We all knew it was coming. After every endorphin rush, there’s a little crash. And after the excitement of finally moving into our house last weekend and a wonderful first exploratory run with the Husband, I’ve had a little emotional slump. No surprise, eh?
It’s all good, honestly. We love our house. We love being near our families – the Husband’s family came to visit this weekend, we got to celebrate his mum’s 75th birthday with her. My dad has ‘popped by’ twice – I can’t tell you how much I love living close enough that he can just ‘pop by’. But this week, I’ve been feeling a little flat. The skies have been grey (literally), it’s been drizzly and windy (our village seems to be a wind-tunnel that makes it much windier than even the next village along) and until our wifi is switched on next week, we’ve got really REALLY bad internet, which has made me feel a little isolated.
Moving is hard. The good thing is that the worst is over. We’re in our house, we’re settled, the boxes are unpacked, the cat has even started going out into the garden. Now we need to start building a life here. We need to start becoming part of the community and making friends rather than acquaintances. So I sprang into action and started making some tiny steps forward. The Sky cycling team talks about the ‘aggregation of minimal gains’ – how a thousand tiny incremental changes can nevertheless make for significant progress. That was my goal.
So I started seeking out community. I made contact with the local running club – I’ll be going there next week for the first time. I’ve worked out which of the very few local churches we should scope out and we’ll check out the first one this coming Sunday. I’ve emailed the one running mum at the Dude’s school and asked if she fancies going running next week with me. I’ve found a footie team for the Husband and a couple of sports clubs for the Dude. We have dates in our diaries for the first time.

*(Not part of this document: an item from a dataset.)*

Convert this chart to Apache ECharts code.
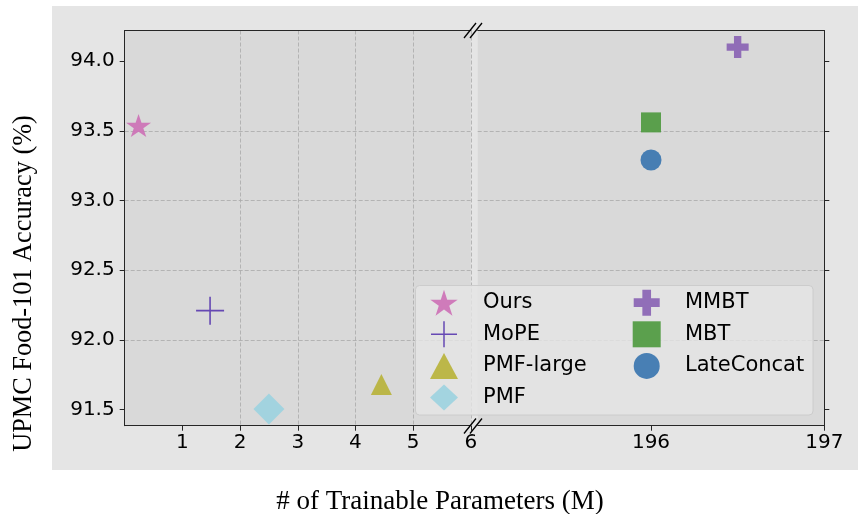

I did a mini-audit of my social media feeds and deleted a number of people I was following on Instagram. (No, not you, I’d never delete you!). Beautiful photos of Colorado or Oregon (from people I don’t actually know in real life) used to inspire me. Now they make me a little grumpy and annoyed that I don’t have loads of running buddies and views of mountains. I’ve started seeking out other British runners on social media.
I think, somehow miraculously, I’ve found a redwood in my village. (If you’ve been reading here a while, you’ll know that the California redwood trees are very dear to my heart and I miss running in the redwood forests quite dreadfully). There’s a super-tall tree in the grounds of the manor house in the village, I saw it and wondered. So I keep running past it and gazing at its bark and I’m 90% sure it’s a redwood. I honestly nearly cried. I need to find out for sure.
I scoped out my regular 6-mile route and identified the one lane which is particularly risky for speeding cars. (Seriously people…on narrow lanes, just slow down).
I’ve found my running route for days when I only have half an hour – a steep little 1.5 mile climb on muddy, grassy, uneven ‘trail’ which is a fantastic workout in a short timespan.
I tested out my on-road long run route – it’s pretty, it’s undulating enough to keep me honest and there’s scope to add loops if I want to increase distance.
I drove to Swindon to check out one of the VERY few local running shops, Run Swindon. It’s tiny (the Bay Area has spoiled me a little) but they have a good shoe range and a solid if minimal, clothing and gear range. They were also lovely and friendly. It’s about 40 minutes’ drive away from home though, so that’s a pain.
I contacted parkrun to find out how I might start a parkrun here in Marlborough. It’s not as easy as I’d hoped – I think I need some friends before I try to do this.
The other thing that I’ve needed to tackle is my chicken-ness about running on trails alone. I was always too nervous to do that in California because mountain lions/rattlesnakes. We have none of those dangers in Wiltshire, so I know I need to woman up and step out of my comfort zone a little. There are fantastic ‘trails’ around here even if they are incredibly difficult to run due to the surfaces.
So today, I girded up my loins and headed out to run some trails. I purposefully chose a route that I’d hiked with the Husband a few weeks ago; knowing the trail gave me confidence I wouldn’t get lost at least. It turned out to be fantastic – I realised as I puffed up a hill that I wasn’t nervous or uncomfortable at all, I was just focussed on the running and, occasionally, on the views. I was inordinately proud of myself. And the views, even on a grey day, with clouds scudding overhead, were beautiful.
None of these steps are impressive. But add them together and you start to build a life. And that’s my goal for the next few months. To build a life.